"""

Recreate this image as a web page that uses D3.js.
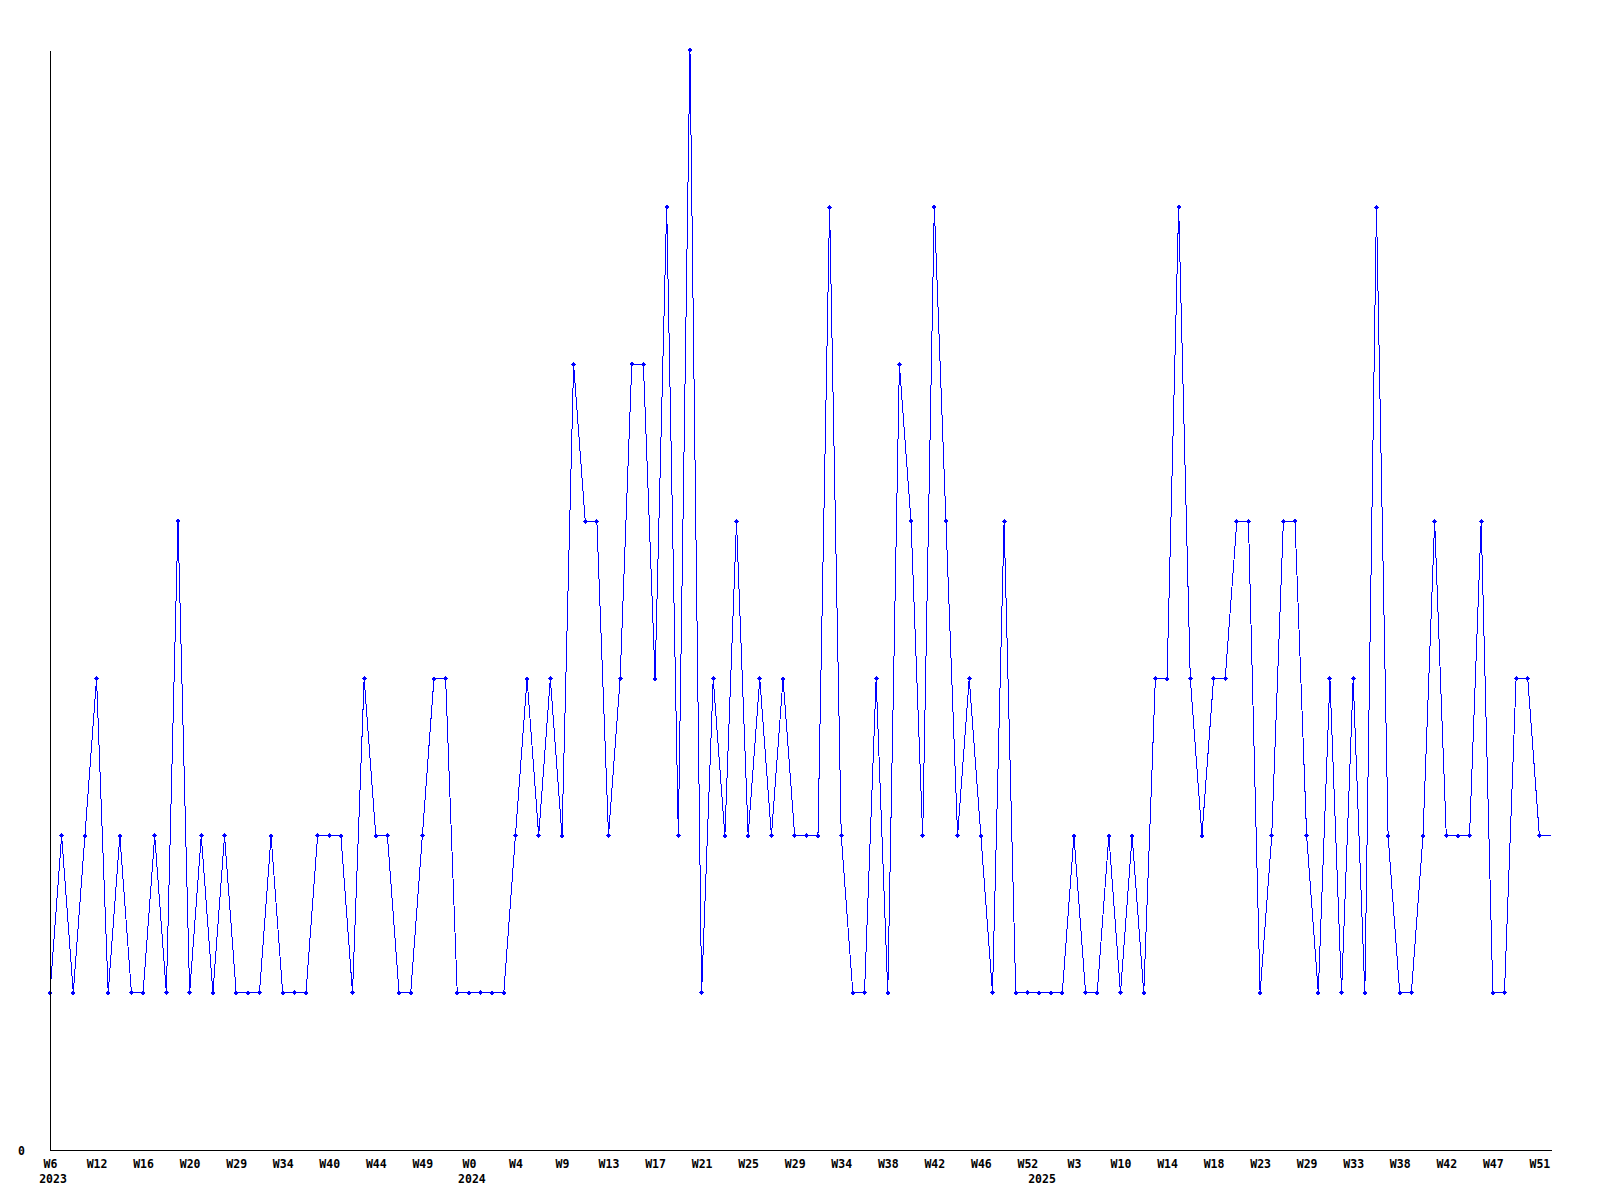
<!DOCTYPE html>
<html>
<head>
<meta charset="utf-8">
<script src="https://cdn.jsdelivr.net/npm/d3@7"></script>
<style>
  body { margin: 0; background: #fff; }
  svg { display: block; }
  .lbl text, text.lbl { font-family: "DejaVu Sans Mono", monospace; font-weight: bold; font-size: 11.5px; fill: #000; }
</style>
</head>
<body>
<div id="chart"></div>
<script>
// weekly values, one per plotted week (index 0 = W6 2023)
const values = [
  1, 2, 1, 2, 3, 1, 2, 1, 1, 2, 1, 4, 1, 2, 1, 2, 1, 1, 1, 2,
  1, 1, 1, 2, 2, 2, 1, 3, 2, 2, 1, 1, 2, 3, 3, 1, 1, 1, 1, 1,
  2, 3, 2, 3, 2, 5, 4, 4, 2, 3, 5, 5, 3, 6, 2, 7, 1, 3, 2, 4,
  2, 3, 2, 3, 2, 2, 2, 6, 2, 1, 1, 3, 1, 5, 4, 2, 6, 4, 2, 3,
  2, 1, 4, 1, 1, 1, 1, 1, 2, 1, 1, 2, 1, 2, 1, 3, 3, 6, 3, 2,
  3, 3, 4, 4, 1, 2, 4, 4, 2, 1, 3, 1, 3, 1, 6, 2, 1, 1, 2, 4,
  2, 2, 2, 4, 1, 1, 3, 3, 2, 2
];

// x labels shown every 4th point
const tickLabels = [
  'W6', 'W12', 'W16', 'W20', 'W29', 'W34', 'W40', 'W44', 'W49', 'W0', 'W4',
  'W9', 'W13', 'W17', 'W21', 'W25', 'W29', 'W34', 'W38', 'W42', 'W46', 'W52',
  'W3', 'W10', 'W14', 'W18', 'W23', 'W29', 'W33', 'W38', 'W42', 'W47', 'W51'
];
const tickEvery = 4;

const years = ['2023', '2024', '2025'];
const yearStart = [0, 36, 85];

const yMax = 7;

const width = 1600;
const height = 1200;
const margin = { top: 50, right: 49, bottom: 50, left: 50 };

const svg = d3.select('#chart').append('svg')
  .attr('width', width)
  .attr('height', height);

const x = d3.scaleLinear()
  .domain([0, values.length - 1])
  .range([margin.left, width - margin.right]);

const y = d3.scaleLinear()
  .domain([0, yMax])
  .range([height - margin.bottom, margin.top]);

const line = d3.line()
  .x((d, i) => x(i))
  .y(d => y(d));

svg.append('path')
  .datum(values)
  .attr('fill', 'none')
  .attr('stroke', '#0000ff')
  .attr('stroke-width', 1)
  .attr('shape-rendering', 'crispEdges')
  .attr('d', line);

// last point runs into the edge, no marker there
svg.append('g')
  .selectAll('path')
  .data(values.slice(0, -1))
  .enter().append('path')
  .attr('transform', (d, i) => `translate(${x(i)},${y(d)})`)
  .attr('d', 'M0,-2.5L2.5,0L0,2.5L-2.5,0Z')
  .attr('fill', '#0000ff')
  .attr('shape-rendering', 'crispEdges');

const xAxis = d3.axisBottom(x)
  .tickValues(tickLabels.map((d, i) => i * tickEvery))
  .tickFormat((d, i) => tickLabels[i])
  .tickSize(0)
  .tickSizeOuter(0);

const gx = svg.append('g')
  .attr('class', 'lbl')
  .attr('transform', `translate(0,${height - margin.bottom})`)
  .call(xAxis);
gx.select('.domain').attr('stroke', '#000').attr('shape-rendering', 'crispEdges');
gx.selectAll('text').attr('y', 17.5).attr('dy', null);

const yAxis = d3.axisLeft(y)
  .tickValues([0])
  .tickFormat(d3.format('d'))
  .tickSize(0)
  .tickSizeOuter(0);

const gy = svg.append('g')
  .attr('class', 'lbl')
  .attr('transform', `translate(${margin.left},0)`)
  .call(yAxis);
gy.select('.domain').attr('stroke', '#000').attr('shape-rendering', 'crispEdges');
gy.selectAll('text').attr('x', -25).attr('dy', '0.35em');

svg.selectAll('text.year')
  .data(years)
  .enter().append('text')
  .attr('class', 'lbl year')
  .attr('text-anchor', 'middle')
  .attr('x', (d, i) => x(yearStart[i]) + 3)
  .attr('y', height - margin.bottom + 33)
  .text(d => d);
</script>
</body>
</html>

"""

WHAT YOU SHOULD DO =>
Your task is to repeat the material above exactly, without its pictures.

RESULT OF THE TASK =>
Recreate this image as a web page that uses D3.js.
<!DOCTYPE html>
<html>
<head>
<meta charset="utf-8">
<script src="https://cdn.jsdelivr.net/npm/d3@7"></script>
<style>
  body { margin: 0; background: #fff; }
  svg { display: block; }
  .lbl text, text.lbl { font-family: "DejaVu Sans Mono", monospace; font-weight: bold; font-size: 11.5px; fill: #000; }
</style>
</head>
<body>
<div id="chart"></div>
<script>
// weekly values, one per plotted week (index 0 = W6 2023)
const values = [
  1, 2, 1, 2, 3, 1, 2, 1, 1, 2, 1, 4, 1, 2, 1, 2, 1, 1, 1, 2,
  1, 1, 1, 2, 2, 2, 1, 3, 2, 2, 1, 1, 2, 3, 3, 1, 1, 1, 1, 1,
  2, 3, 2, 3, 2, 5, 4, 4, 2, 3, 5, 5, 3, 6, 2, 7, 1, 3, 2, 4,
  2, 3, 2, 3, 2, 2, 2, 6, 2, 1, 1, 3, 1, 5, 4, 2, 6, 4, 2, 3,
  2, 1, 4, 1, 1, 1, 1, 1, 2, 1, 1, 2, 1, 2, 1, 3, 3, 6, 3, 2,
  3, 3, 4, 4, 1, 2, 4, 4, 2, 1, 3, 1, 3, 1, 6, 2, 1, 1, 2, 4,
  2, 2, 2, 4, 1, 1, 3, 3, 2, 2
];

// x labels shown every 4th point
const tickLabels = [
  'W6', 'W12', 'W16', 'W20', 'W29', 'W34', 'W40', 'W44', 'W49', 'W0', 'W4',
  'W9', 'W13', 'W17', 'W21', 'W25', 'W29', 'W34', 'W38', 'W42', 'W46', 'W52',
  'W3', 'W10', 'W14', 'W18', 'W23', 'W29', 'W33', 'W38', 'W42', 'W47', 'W51'
];
const tickEvery = 4;

const years = ['2023', '2024', '2025'];
const yearStart = [0, 36, 85];

const yMax = 7;

const width = 1600;
const height = 1200;
const margin = { top: 50, right: 49, bottom: 50, left: 50 };

const svg = d3.select('#chart').append('svg')
  .attr('width', width)
  .attr('height', height);

const x = d3.scaleLinear()
  .domain([0, values.length - 1])
  .range([margin.left, width - margin.right]);

const y = d3.scaleLinear()
  .domain([0, yMax])
  .range([height - margin.bottom, margin.top]);

const line = d3.line()
  .x((d, i) => x(i))
  .y(d => y(d));

svg.append('path')
  .datum(values)
  .attr('fill', 'none')
  .attr('stroke', '#0000ff')
  .attr('stroke-width', 1)
  .attr('shape-rendering', 'crispEdges')
  .attr('d', line);

// last point runs into the edge, no marker there
svg.append('g')
  .selectAll('path')
  .data(values.slice(0, -1))
  .enter().append('path')
  .attr('transform', (d, i) => `translate(${x(i)},${y(d)})`)
  .attr('d', 'M0,-2.5L2.5,0L0,2.5L-2.5,0Z')
  .attr('fill', '#0000ff')
  .attr('shape-rendering', 'crispEdges');

const xAxis = d3.axisBottom(x)
  .tickValues(tickLabels.map((d, i) => i * tickEvery))
  .tickFormat((d, i) => tickLabels[i])
  .tickSize(0)
  .tickSizeOuter(0);

const gx = svg.append('g')
  .attr('class', 'lbl')
  .attr('transform', `translate(0,${height - margin.bottom})`)
  .call(xAxis);
gx.select('.domain').attr('stroke', '#000').attr('shape-rendering', 'crispEdges');
gx.selectAll('text').attr('y', 17.5).attr('dy', null);

const yAxis = d3.axisLeft(y)
  .tickValues([0])
  .tickFormat(d3.format('d'))
  .tickSize(0)
  .tickSizeOuter(0);

const gy = svg.append('g')
  .attr('class', 'lbl')
  .attr('transform', `translate(${margin.left},0)`)
  .call(yAxis);
gy.select('.domain').attr('stroke', '#000').attr('shape-rendering', 'crispEdges');
gy.selectAll('text').attr('x', -25).attr('dy', '0.35em');

svg.selectAll('text.year')
  .data(years)
  .enter().append('text')
  .attr('class', 'lbl year')
  .attr('text-anchor', 'middle')
  .attr('x', (d, i) => x(yearStart[i]) + 3)
  .attr('y', height - margin.bottom + 33)
  .text(d => d);
</script>
</body>
</html>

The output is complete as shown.